▶ **Data records**

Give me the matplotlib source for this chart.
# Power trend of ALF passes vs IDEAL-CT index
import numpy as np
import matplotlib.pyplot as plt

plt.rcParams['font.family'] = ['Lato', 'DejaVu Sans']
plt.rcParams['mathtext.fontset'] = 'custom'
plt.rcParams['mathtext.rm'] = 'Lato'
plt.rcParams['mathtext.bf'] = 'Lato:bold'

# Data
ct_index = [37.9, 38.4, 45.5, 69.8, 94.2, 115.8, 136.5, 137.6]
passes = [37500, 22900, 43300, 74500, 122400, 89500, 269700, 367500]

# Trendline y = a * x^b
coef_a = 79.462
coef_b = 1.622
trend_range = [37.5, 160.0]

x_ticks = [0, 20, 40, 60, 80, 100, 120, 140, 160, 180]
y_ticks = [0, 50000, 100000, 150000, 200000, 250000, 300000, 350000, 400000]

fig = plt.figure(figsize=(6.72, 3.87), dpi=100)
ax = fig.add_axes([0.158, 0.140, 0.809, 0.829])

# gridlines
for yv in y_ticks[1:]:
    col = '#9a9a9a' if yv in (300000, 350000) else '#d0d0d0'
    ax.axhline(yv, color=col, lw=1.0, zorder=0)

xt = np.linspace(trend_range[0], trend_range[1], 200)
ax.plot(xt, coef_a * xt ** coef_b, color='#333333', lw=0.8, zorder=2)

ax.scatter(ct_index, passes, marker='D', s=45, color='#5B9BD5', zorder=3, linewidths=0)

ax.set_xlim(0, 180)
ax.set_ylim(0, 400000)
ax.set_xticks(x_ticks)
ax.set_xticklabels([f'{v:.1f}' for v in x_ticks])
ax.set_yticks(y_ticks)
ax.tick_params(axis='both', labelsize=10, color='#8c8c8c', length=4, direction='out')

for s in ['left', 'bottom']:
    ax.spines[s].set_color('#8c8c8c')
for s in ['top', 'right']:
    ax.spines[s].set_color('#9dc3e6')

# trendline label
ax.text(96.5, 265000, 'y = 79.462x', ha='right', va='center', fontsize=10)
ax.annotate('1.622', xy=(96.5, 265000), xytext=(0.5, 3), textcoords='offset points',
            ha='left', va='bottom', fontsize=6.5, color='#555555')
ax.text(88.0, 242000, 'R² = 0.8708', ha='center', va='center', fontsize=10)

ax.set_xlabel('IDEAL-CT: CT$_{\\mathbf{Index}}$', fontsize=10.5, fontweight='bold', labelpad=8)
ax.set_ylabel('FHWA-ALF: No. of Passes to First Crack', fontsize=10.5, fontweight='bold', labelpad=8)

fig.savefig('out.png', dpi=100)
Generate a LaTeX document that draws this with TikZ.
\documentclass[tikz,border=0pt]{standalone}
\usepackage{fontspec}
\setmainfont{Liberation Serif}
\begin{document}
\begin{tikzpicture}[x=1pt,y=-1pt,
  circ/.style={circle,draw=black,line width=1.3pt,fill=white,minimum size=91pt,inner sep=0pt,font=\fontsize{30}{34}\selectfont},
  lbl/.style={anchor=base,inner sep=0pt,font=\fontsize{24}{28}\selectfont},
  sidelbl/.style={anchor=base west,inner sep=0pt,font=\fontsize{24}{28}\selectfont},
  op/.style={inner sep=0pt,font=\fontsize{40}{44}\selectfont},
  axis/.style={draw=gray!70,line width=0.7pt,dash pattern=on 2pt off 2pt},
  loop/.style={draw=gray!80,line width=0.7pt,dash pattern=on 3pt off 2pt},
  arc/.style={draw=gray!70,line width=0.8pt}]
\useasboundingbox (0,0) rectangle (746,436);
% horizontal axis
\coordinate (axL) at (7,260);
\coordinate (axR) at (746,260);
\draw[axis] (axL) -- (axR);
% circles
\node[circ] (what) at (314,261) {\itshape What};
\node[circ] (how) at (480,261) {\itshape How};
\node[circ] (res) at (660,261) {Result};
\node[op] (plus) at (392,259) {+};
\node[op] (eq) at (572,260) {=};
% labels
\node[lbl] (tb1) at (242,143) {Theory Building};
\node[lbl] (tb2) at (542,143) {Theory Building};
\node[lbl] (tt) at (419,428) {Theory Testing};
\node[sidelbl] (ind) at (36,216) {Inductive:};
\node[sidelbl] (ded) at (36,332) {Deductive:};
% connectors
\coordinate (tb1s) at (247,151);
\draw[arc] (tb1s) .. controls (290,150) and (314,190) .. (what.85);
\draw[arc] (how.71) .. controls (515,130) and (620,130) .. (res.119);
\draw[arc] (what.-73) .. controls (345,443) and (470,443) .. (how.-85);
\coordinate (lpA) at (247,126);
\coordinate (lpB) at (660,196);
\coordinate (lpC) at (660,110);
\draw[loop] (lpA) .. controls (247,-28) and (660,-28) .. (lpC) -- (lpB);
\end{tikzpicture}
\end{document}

* * *

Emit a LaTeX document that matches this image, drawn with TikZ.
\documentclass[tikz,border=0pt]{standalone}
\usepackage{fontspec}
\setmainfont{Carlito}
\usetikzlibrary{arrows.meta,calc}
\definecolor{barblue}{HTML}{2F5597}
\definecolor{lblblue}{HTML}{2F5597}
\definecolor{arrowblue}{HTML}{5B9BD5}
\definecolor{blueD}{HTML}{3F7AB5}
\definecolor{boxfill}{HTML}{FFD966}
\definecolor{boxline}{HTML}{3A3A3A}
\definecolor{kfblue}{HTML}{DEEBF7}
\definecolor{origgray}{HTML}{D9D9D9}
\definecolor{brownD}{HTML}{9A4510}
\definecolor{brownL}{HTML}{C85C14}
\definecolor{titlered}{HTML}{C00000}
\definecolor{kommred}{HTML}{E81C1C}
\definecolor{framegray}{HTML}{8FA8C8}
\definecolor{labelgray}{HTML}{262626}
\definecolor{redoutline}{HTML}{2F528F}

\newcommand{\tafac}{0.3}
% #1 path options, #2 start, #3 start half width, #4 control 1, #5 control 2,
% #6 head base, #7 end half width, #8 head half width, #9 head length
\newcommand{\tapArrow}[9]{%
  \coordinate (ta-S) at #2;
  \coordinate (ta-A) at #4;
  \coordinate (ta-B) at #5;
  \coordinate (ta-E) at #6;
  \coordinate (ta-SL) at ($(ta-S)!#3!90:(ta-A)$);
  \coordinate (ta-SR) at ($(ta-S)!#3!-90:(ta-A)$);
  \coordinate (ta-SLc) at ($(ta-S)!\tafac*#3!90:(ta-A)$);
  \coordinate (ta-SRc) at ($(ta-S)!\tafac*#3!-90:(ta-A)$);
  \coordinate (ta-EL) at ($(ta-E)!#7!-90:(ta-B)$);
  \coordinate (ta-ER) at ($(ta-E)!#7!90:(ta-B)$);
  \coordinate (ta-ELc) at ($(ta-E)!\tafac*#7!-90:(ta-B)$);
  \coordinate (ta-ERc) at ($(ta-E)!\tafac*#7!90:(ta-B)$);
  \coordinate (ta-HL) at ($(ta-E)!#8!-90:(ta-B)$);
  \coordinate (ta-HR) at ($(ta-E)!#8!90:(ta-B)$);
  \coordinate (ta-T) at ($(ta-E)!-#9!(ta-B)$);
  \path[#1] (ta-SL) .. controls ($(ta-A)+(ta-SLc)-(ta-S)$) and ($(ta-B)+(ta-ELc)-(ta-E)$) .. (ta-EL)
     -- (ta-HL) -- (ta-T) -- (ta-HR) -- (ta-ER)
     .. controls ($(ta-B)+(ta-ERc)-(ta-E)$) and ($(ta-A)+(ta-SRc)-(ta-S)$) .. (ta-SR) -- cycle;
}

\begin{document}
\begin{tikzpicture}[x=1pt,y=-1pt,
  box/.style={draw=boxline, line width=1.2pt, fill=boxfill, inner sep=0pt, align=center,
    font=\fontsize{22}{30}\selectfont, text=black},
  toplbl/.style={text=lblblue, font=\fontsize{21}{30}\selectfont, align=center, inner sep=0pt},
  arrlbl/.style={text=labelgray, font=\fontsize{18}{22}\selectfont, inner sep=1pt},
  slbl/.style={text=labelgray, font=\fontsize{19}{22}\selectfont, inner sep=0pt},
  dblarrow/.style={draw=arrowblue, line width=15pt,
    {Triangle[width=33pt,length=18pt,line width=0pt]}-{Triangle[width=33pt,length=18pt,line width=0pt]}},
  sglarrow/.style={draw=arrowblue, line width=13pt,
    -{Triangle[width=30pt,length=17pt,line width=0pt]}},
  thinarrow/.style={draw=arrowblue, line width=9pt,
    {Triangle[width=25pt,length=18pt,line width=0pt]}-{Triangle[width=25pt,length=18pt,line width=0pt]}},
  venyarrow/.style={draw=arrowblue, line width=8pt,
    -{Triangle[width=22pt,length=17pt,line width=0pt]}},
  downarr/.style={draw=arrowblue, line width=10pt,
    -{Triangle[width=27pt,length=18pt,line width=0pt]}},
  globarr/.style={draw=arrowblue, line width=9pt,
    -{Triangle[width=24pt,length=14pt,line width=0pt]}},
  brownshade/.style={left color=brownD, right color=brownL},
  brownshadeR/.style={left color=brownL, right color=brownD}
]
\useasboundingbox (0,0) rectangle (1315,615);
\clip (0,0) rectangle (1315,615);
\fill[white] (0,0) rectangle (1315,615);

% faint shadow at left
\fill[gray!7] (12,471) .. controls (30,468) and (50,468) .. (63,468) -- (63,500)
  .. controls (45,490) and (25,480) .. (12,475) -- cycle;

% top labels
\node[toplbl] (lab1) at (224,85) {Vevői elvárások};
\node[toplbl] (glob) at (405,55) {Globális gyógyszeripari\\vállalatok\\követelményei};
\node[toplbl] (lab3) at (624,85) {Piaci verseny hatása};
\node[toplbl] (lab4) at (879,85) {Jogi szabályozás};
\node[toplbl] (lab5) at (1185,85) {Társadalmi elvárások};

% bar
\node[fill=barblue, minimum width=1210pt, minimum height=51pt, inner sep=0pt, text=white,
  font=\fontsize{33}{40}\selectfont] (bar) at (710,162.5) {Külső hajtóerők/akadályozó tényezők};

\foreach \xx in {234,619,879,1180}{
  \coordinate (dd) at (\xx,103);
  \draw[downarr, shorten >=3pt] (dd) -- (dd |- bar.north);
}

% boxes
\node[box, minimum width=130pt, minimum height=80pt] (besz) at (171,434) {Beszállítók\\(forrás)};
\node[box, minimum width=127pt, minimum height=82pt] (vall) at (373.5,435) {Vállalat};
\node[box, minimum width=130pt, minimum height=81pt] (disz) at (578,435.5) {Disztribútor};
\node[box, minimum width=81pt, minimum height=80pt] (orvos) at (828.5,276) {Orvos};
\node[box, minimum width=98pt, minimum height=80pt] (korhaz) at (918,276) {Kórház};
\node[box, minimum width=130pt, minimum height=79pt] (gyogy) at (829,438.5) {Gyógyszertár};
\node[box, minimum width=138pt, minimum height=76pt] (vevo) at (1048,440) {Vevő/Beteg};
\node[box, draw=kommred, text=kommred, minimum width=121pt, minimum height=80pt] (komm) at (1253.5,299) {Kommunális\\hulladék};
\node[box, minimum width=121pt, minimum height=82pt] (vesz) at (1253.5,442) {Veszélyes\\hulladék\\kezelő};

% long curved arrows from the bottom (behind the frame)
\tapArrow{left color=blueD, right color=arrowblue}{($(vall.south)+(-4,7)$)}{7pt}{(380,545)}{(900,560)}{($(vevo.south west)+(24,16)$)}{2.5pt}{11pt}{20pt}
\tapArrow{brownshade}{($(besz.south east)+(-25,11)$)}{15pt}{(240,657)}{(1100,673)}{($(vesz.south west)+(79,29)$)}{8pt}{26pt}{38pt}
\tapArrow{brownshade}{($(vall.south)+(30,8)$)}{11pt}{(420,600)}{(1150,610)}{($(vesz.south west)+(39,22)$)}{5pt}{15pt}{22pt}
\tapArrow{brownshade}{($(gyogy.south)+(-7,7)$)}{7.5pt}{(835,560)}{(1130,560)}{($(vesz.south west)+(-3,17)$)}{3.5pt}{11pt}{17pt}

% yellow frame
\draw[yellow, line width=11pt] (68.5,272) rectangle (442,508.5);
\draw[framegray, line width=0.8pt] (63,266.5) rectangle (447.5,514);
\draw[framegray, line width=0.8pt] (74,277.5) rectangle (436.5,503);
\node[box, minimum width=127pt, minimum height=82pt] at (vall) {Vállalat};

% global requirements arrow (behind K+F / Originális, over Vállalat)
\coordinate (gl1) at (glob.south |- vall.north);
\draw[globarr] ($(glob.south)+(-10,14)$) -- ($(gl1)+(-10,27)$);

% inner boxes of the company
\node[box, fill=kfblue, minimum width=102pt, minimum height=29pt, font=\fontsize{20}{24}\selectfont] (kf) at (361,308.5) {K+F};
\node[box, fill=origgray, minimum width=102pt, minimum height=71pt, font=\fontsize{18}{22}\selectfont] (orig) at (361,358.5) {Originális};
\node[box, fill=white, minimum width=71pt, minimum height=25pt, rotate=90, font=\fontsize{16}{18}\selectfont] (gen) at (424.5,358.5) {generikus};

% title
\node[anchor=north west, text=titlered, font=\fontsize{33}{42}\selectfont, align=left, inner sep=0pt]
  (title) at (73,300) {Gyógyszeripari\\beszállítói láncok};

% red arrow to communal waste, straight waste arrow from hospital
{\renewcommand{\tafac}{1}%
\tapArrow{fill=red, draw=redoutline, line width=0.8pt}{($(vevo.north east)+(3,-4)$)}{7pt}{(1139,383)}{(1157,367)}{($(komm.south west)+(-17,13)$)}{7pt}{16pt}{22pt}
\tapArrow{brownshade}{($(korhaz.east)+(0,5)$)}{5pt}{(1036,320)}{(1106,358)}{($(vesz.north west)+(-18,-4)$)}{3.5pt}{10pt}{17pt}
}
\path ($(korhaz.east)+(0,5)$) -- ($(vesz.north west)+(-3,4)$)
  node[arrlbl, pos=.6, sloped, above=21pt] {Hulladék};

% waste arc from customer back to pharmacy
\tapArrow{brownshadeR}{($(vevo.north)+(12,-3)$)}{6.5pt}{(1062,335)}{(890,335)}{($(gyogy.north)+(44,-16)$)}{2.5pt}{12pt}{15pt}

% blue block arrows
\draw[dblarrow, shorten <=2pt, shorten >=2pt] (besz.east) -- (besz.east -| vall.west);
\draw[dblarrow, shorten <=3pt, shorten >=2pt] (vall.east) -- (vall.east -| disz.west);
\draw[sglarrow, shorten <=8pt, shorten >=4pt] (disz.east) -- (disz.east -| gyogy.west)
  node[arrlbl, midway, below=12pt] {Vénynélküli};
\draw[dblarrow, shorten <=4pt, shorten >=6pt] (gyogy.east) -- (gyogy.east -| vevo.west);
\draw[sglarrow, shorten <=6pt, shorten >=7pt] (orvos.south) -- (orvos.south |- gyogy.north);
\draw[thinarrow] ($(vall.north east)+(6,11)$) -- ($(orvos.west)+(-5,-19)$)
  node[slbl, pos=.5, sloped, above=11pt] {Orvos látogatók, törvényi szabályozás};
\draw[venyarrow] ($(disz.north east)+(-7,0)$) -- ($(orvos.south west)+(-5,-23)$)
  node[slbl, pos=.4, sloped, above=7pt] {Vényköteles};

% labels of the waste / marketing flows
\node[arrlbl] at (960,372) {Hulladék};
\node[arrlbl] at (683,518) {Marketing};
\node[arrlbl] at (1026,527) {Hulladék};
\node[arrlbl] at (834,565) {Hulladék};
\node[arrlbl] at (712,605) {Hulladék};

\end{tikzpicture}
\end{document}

▶ **Written exercise**
Will you return exactly the lines above from the one with "Give me the matplotlib source for this chart." down to the one with "plt.rcParams['mathtext.bf'] = 'Lato:bold'", counting both as part of the range?

▶ **Finished answer**
Give me the matplotlib source for this chart.
# Power trend of ALF passes vs IDEAL-CT index
import numpy as np
import matplotlib.pyplot as plt

plt.rcParams['font.family'] = ['Lato', 'DejaVu Sans']
plt.rcParams['mathtext.fontset'] = 'custom'
plt.rcParams['mathtext.rm'] = 'Lato'
plt.rcParams['mathtext.bf'] = 'Lato:bold'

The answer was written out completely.